- _Required task_: Quote the data below in full, minus the images.

- _Dataset content_:
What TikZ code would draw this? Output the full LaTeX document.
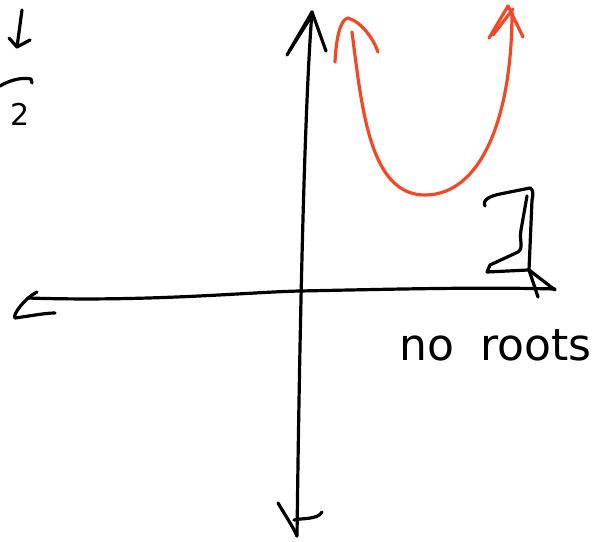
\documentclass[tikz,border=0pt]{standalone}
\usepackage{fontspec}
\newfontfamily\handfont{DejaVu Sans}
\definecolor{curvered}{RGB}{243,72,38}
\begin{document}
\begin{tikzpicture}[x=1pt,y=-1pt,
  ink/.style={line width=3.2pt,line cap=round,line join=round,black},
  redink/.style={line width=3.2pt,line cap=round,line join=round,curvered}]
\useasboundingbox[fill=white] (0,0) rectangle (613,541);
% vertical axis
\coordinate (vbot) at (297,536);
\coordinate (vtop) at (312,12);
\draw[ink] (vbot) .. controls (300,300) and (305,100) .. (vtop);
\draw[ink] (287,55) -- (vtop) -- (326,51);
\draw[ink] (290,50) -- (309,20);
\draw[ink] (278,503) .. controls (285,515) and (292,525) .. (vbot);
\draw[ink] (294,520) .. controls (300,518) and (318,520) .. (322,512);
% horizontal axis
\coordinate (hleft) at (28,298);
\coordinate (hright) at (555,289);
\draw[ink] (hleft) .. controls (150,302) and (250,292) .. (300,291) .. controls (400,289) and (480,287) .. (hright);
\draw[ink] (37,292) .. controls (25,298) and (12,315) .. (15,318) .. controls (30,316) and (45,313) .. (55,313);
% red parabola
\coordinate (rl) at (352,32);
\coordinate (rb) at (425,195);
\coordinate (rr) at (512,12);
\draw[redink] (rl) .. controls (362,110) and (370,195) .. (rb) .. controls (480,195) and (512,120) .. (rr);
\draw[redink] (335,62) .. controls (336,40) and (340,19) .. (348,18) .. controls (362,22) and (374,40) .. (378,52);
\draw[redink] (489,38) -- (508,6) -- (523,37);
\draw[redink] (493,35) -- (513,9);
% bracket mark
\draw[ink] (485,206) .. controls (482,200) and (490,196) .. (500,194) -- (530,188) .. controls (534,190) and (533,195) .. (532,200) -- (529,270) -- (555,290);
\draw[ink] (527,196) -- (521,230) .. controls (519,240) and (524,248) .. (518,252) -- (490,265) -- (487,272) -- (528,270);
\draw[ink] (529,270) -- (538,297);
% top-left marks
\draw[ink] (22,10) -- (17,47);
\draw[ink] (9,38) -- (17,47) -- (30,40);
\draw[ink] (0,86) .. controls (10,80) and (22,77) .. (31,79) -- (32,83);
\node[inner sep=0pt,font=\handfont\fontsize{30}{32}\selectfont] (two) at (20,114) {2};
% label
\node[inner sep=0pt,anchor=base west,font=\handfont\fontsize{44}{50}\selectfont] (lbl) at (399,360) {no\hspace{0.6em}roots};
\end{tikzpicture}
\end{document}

- _Result below_:
What TikZ code would draw this? Output the full LaTeX document.
\documentclass[tikz,border=0pt]{standalone}
\usepackage{fontspec}
\newfontfamily\handfont{DejaVu Sans}
\definecolor{curvered}{RGB}{243,72,38}
\begin{document}
\begin{tikzpicture}[x=1pt,y=-1pt,
  ink/.style={line width=3.2pt,line cap=round,line join=round,black},
  redink/.style={line width=3.2pt,line cap=round,line join=round,curvered}]
\useasboundingbox[fill=white] (0,0) rectangle (613,541);
% vertical axis
\coordinate (vbot) at (297,536);
\coordinate (vtop) at (312,12);
\draw[ink] (vbot) .. controls (300,300) and (305,100) .. (vtop);
\draw[ink] (287,55) -- (vtop) -- (326,51);
\draw[ink] (290,50) -- (309,20);
\draw[ink] (278,503) .. controls (285,515) and (292,525) .. (vbot);
\draw[ink] (294,520) .. controls (300,518) and (318,520) .. (322,512);
% horizontal axis
\coordinate (hleft) at (28,298);
\coordinate (hright) at (555,289);
\draw[ink] (hleft) .. controls (150,302) and (250,292) .. (300,291) .. controls (400,289) and (480,287) .. (hright);
\draw[ink] (37,292) .. controls (25,298) and (12,315) .. (15,318) .. controls (30,316) and (45,313) .. (55,313);
% red parabola
\coordinate (rl) at (352,32);
\coordinate (rb) at (425,195);
\coordinate (rr) at (512,12);
\draw[redink] (rl) .. controls (362,110) and (370,195) .. (rb) .. controls (480,195) and (512,120) .. (rr);
\draw[redink] (335,62) .. controls (336,40) and (340,19) .. (348,18) .. controls (362,22) and (374,40) .. (378,52);
\draw[redink] (489,38) -- (508,6) -- (523,37);
\draw[redink] (493,35) -- (513,9);
% bracket mark
\draw[ink] (485,206) .. controls (482,200) and (490,196) .. (500,194) -- (530,188) .. controls (534,190) and (533,195) .. (532,200) -- (529,270) -- (555,290);
\draw[ink] (527,196) -- (521,230) .. controls (519,240) and (524,248) .. (518,252) -- (490,265) -- (487,272) -- (528,270);
\draw[ink] (529,270) -- (538,297);
% top-left marks
\draw[ink] (22,10) -- (17,47);
\draw[ink] (9,38) -- (17,47) -- (30,40);
\draw[ink] (0,86) .. controls (10,80) and (22,77) .. (31,79) -- (32,83);
\node[inner sep=0pt,font=\handfont\fontsize{30}{32}\selectfont] (two) at (20,114) {2};
% label
\node[inner sep=0pt,anchor=base west,font=\handfont\fontsize{44}{50}\selectfont] (lbl) at (399,360) {no\hspace{0.6em}roots};
\end{tikzpicture}
\end{document}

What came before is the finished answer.